NPS is a new contributory pension scheme introduced by the Central government for its own new employees, joining after 1 January 2004. Under the system, each new central government employee will open a personal retirement account on joining service. Every month, and till the employee retires or leaves government service, 10% of the employee's salary will be transferred into this account with matching contribution from the government. When the person retires, he will be able to use these savings to take care of the needs and expenses of his family during old age.
In theory, the NPS offers a choice to investors to put more money under different schemes but in practice, only 15% is going into equities even though the key point of NPS is that it is a defined contribution scheme and the benefits would depend upon the amounts contributed and the investment growth up to the point of exit from NPS. Returns are not guaranteed.
A fund manager handling NPS told us that he is allowed to invest only up to 15% of the amount in equities, while the rest is invested in a mix of government securities and money market instruments. Until a year back (before 1 April 2009), only 5% was allowed to be invested in equities, while the rest went into Central government securities and money market instruments. The change in stance was done not so much as to ensure better returns on investment, but to stay in line with other pension fund products.
The official reason given to fund managers is that the government wants to play it safe. According to a fund manager, there is some logistical issue, because of which the entire government employee database has not flown to the Central Recordkeeping Agency (CRA) till now. Somebody else had to take a call on the asset allocation and to be on the safer side, the government decided not to allocate more than 15%.

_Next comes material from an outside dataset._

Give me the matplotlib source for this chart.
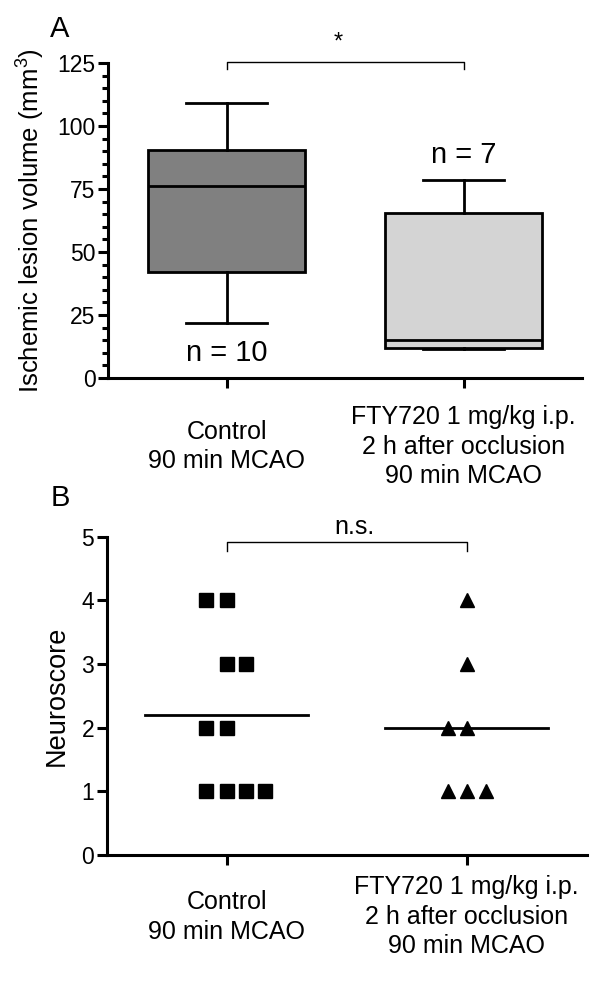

The Pension Fund Regulatory and Development Authority (PFRDA) Bill is still to become an Act and as such PFRDA has no legal powers and functions. In fact, the PFRDA Bill 2009 had become the bone of contention among political bigwigs from West Bengal and Tamil Nadu. It was introduced in 2005 by the then finance minister P Chidambaram. The Bill proposed to set up a regulator and give more freedom to subscribers to invest in pension funds. Sadly, it attracted opposition by the Left Front which is against the equity investment option given to investors in the NPS.
Even today, the government faces stiff opposition to the Bill from its own coalition. The Congress-led United Progressive Alliance (UPA), which had to garner the support of different political parties like M Karunanidhi's Dravida Munnettra Kazhagam (DMK) and Mamata Banerjee's Trinamool Congress, had put the legislation into deep cold storage as they were opposed to the Bill. Meanwhile, government employees have missed out on a year of stupendous return and will be forced to earn subpar returns for a few years. The next major market move may be years away and it is not even certain that by that time, government employees will still be suffering from the worst of both - market-determined return but no choice to choose market instruments of high returns.